Beijing receives a historical slap in the face. But will France act consequently?
by Massimo Introvigne
The United States, the Netherlands, the United Kingdom, Canada… And now, France. On January 20, 2022, the French National Assembly voted, with 169 “yes” and only one “no,” a resolution stating that the Assembly “officially recognizes the violence perpetrated by the People’s Republic of China against the Uyghurs as constituting crimes against humanity and genocide.”
The nearly unanimous vote signals a bipartisan consensus. The resolution was proposed by the Socialist opposition, but President Macron’s party also supported it. The language is clear, and the slap in the face of Beijing and the CCP on the eve of the Olympics undeniable.
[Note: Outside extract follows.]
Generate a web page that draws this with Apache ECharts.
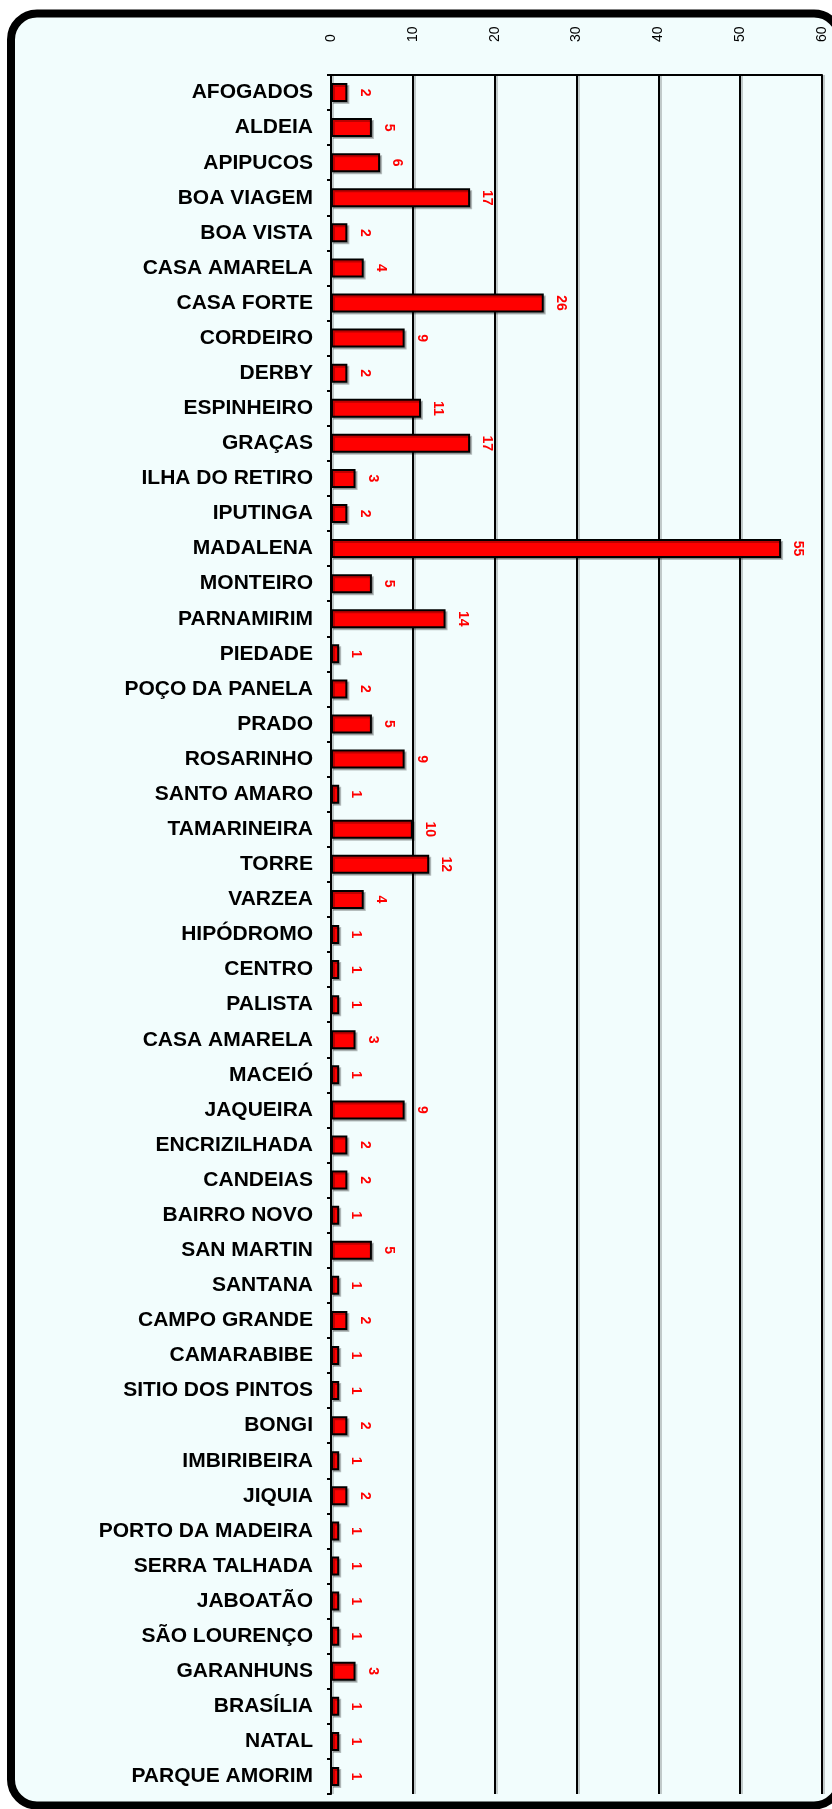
<!DOCTYPE html>
<html>
<head>
<meta charset="utf-8">
<script src="https://cdn.jsdelivr.net/npm/echarts@6/dist/echarts.min.js"></script>
<style>
  html, body { margin: 0; padding: 0; background: #ffffff; }
  #chart { width: 832px; height: 1809px; }
</style>
</head>
<body>
<div id="chart"></div>
<script>
// bairros
const categories = [
  'AFOGADOS', 'ALDEIA', 'APIPUCOS', 'BOA VIAGEM', 'BOA VISTA', 'CASA AMARELA',
  'CASA FORTE', 'CORDEIRO', 'DERBY', 'ESPINHEIRO', 'GRAÇAS', 'ILHA DO RETIRO',
  'IPUTINGA', 'MADALENA', 'MONTEIRO', 'PARNAMIRIM', 'PIEDADE', 'POÇO DA PANELA',
  'PRADO', 'ROSARINHO', 'SANTO AMARO', 'TAMARINEIRA', 'TORRE', 'VARZEA',
  'HIPÓDROMO', 'CENTRO', 'PALISTA', 'CASA AMARELA', 'MACEIÓ', 'JAQUEIRA',
  'ENCRIZILHADA', 'CANDEIAS', 'BAIRRO NOVO', 'SAN MARTIN', 'SANTANA', 'CAMPO GRANDE',
  'CAMARABIBE', 'SITIO DOS PINTOS', 'BONGI', 'IMBIRIBEIRA', 'JIQUIA', 'PORTO DA MADEIRA',
  'SERRA TALHADA', 'JABOATÃO', 'SÃO LOURENÇO', 'GARANHUNS', 'BRASÍLIA', 'NATAL',
  'PARQUE AMORIM'
]
// quantidade por bairro
const values = [
  2, 5, 6, 17, 2, 4,
  26, 9, 2, 11, 17, 3,
  2, 55, 5, 14, 1, 2,
  5, 9, 1, 10, 12, 4,
  1, 1, 1, 3, 1, 9,
  2, 2, 1, 5, 1, 2,
  1, 1, 2, 1, 2, 1,
  1, 1, 1, 3, 1, 1,
  1
]
// eixo x
const xMin = 0
const xMax = 60
const xStep = 10

const font = "'Liberation Sans', Arial, sans-serif"
const myChart = echarts.init(document.getElementById('chart'))

const option = {
  animation: false,
  backgroundColor: '#ffffff',
  graphic: [
    {
      type: 'rect',
      z: -10,
      silent: true,
      shape: { x: 11, y: 13.5, width: 829, height: 1792, r: 26 },
      style: { fill: '#f2fdfd', stroke: '#000', lineWidth: 8 }
    }
  ],
  grid: {
    left: 331,
    right: 10,
    top: 75,
    bottom: 15,
    containLabel: false
  },
  xAxis: {
    type: 'value',
    position: 'top',
    min: xMin,
    max: xMax,
    interval: xStep,
    axisLine: { show: true, lineStyle: { color: '#000', width: 2 } },
    axisTick: { show: false },
    axisLabel: {
      rotate: -90,
      margin: 33,
      fontSize: 14,
      color: '#000',
      fontFamily: font
    },
    splitLine: {
      show: true,
      lineStyle: {
        color: '#000',
        width: 2,
        shadowColor: 'rgba(0,0,0,0.2)',
        shadowOffsetX: 2
      }
    }
  },
  yAxis: {
    type: 'category',
    inverse: true,
    data: categories,
    axisLine: { show: true, lineStyle: { color: '#000', width: 2 } },
    axisTick: { show: true, length: 4, lineStyle: { color: '#000', width: 2 } },
    axisLabel: {
      fontSize: 21,
      fontWeight: 'bold',
      color: '#000',
      margin: 18,
      fontFamily: font
    },
    splitLine: { show: false }
  },
  series: [
    {
      type: 'bar',
      data: values,
      barWidth: 19,
      itemStyle: {
        color: '#ff0000',
        borderColor: '#000',
        borderWidth: 2,
        shadowColor: 'rgba(0,0,0,0.25)',
        shadowOffsetX: 2,
        shadowOffsetY: 2
      },
      label: {
        show: true,
        position: 'right',
        distance: 17,
        rotate: -90,
        align: 'center',
        verticalAlign: 'middle',
        color: '#ff0000',
        fontWeight: 'bold',
        fontSize: 14,
        fontFamily: font
      }
    }
  ]
}
myChart.setOption(option)
</script>
</body>
</html>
Yet, questions remain. These parliamentary resolutions are non-binding and have no direct legal consequences. What will the French government do? Will it continue in its business as usual with a government guilty of “crimes against humanity and genocide”? Will companies with ties to a criminal and genocidal government continue to be allowed to buy French industries, hotels, and even Bordeaux vineyards? Will products coming from Uyghur slave labor continue to be imported into France? Will countries currently being bullied by China such as Lithuania be supported by France?
Ultimately, it will be the answers to these questions that would prove that the resolution of January 20 included more than mere words.
Yet, the CCP knows that even independently from what will happen next the words “crimes against humanity and genocide” will remain forever. These are not words used lightly or frequently. For this, the French parliamentarians deserve our gratitude.